** Begin Material provided **
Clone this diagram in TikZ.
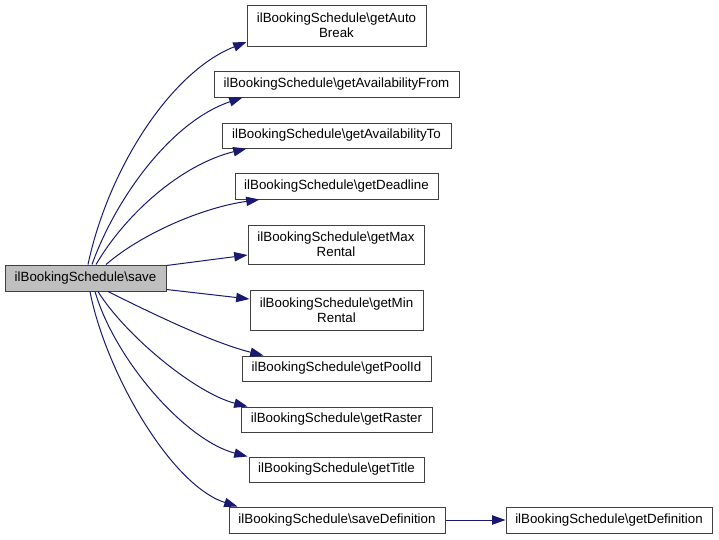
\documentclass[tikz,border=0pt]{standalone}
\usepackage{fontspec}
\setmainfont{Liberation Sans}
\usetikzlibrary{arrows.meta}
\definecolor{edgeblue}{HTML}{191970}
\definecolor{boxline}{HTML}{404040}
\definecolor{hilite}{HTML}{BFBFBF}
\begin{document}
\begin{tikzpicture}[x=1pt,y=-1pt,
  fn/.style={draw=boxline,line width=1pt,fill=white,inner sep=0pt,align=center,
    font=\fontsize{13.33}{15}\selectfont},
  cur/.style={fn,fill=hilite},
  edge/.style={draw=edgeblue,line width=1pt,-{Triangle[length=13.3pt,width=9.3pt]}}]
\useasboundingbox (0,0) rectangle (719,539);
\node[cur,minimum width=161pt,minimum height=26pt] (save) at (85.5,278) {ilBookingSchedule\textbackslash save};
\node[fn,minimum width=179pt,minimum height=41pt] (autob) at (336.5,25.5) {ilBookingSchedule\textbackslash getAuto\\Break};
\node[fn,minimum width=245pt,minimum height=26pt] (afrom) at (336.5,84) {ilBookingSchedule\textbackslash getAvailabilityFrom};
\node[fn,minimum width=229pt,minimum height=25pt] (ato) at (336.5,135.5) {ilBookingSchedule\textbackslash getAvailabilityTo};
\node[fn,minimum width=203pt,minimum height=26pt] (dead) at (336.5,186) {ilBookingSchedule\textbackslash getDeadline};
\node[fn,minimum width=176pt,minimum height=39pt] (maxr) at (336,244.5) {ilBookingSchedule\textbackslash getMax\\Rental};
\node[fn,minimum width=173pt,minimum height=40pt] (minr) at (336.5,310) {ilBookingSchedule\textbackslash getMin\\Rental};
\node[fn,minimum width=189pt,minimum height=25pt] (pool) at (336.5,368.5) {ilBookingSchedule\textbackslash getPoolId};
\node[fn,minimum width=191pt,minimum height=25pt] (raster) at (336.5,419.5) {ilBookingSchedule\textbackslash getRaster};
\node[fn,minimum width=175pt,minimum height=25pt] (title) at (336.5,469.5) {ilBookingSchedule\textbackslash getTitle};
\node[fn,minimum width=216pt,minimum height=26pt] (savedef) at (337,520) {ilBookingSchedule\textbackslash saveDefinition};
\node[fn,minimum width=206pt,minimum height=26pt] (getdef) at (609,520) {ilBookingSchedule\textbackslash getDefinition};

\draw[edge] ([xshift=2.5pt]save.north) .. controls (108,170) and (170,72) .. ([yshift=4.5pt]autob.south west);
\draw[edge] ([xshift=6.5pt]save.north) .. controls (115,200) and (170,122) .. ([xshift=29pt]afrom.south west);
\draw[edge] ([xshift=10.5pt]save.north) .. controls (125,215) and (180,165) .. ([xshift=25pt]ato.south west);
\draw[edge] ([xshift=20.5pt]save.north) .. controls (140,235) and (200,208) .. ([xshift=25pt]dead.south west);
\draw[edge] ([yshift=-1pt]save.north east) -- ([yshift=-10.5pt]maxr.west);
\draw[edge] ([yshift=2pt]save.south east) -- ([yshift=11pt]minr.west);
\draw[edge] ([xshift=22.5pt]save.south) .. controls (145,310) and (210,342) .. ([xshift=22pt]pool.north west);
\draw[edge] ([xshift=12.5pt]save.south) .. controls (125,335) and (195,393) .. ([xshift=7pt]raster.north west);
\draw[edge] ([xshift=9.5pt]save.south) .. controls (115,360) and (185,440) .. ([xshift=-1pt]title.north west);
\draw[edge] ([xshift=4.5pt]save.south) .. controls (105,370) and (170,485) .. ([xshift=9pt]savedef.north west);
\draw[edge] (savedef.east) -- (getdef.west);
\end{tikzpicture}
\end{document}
** End Material provided **
(Directive): Copy every line of the data exactly as written, excluding the pictures.

(The completed task):
Clone this diagram in TikZ.
\documentclass[tikz,border=0pt]{standalone}
\usepackage{fontspec}
\setmainfont{Liberation Sans}
\usetikzlibrary{arrows.meta}
\definecolor{edgeblue}{HTML}{191970}
\definecolor{boxline}{HTML}{404040}
\definecolor{hilite}{HTML}{BFBFBF}
\begin{document}
\begin{tikzpicture}[x=1pt,y=-1pt,
  fn/.style={draw=boxline,line width=1pt,fill=white,inner sep=0pt,align=center,
    font=\fontsize{13.33}{15}\selectfont},
  cur/.style={fn,fill=hilite},
  edge/.style={draw=edgeblue,line width=1pt,-{Triangle[length=13.3pt,width=9.3pt]}}]
\useasboundingbox (0,0) rectangle (719,539);
\node[cur,minimum width=161pt,minimum height=26pt] (save) at (85.5,278) {ilBookingSchedule\textbackslash save};
\node[fn,minimum width=179pt,minimum height=41pt] (autob) at (336.5,25.5) {ilBookingSchedule\textbackslash getAuto\\Break};
\node[fn,minimum width=245pt,minimum height=26pt] (afrom) at (336.5,84) {ilBookingSchedule\textbackslash getAvailabilityFrom};
\node[fn,minimum width=229pt,minimum height=25pt] (ato) at (336.5,135.5) {ilBookingSchedule\textbackslash getAvailabilityTo};
\node[fn,minimum width=203pt,minimum height=26pt] (dead) at (336.5,186) {ilBookingSchedule\textbackslash getDeadline};
\node[fn,minimum width=176pt,minimum height=39pt] (maxr) at (336,244.5) {ilBookingSchedule\textbackslash getMax\\Rental};
\node[fn,minimum width=173pt,minimum height=40pt] (minr) at (336.5,310) {ilBookingSchedule\textbackslash getMin\\Rental};
\node[fn,minimum width=189pt,minimum height=25pt] (pool) at (336.5,368.5) {ilBookingSchedule\textbackslash getPoolId};
\node[fn,minimum width=191pt,minimum height=25pt] (raster) at (336.5,419.5) {ilBookingSchedule\textbackslash getRaster};
\node[fn,minimum width=175pt,minimum height=25pt] (title) at (336.5,469.5) {ilBookingSchedule\textbackslash getTitle};
\node[fn,minimum width=216pt,minimum height=26pt] (savedef) at (337,520) {ilBookingSchedule\textbackslash saveDefinition};
\node[fn,minimum width=206pt,minimum height=26pt] (getdef) at (609,520) {ilBookingSchedule\textbackslash getDefinition};

\draw[edge] ([xshift=2.5pt]save.north) .. controls (108,170) and (170,72) .. ([yshift=4.5pt]autob.south west);
\draw[edge] ([xshift=6.5pt]save.north) .. controls (115,200) and (170,122) .. ([xshift=29pt]afrom.south west);
\draw[edge] ([xshift=10.5pt]save.north) .. controls (125,215) and (180,165) .. ([xshift=25pt]ato.south west);
\draw[edge] ([xshift=20.5pt]save.north) .. controls (140,235) and (200,208) .. ([xshift=25pt]dead.south west);
\draw[edge] ([yshift=-1pt]save.north east) -- ([yshift=-10.5pt]maxr.west);
\draw[edge] ([yshift=2pt]save.south east) -- ([yshift=11pt]minr.west);
\draw[edge] ([xshift=22.5pt]save.south) .. controls (145,310) and (210,342) .. ([xshift=22pt]pool.north west);
\draw[edge] ([xshift=12.5pt]save.south) .. controls (125,335) and (195,393) .. ([xshift=7pt]raster.north west);
\draw[edge] ([xshift=9.5pt]save.south) .. controls (115,360) and (185,440) .. ([xshift=-1pt]title.north west);
\draw[edge] ([xshift=4.5pt]save.south) .. controls (105,370) and (170,485) .. ([xshift=9pt]savedef.north west);
\draw[edge] (savedef.east) -- (getdef.west);
\end{tikzpicture}
\end{document}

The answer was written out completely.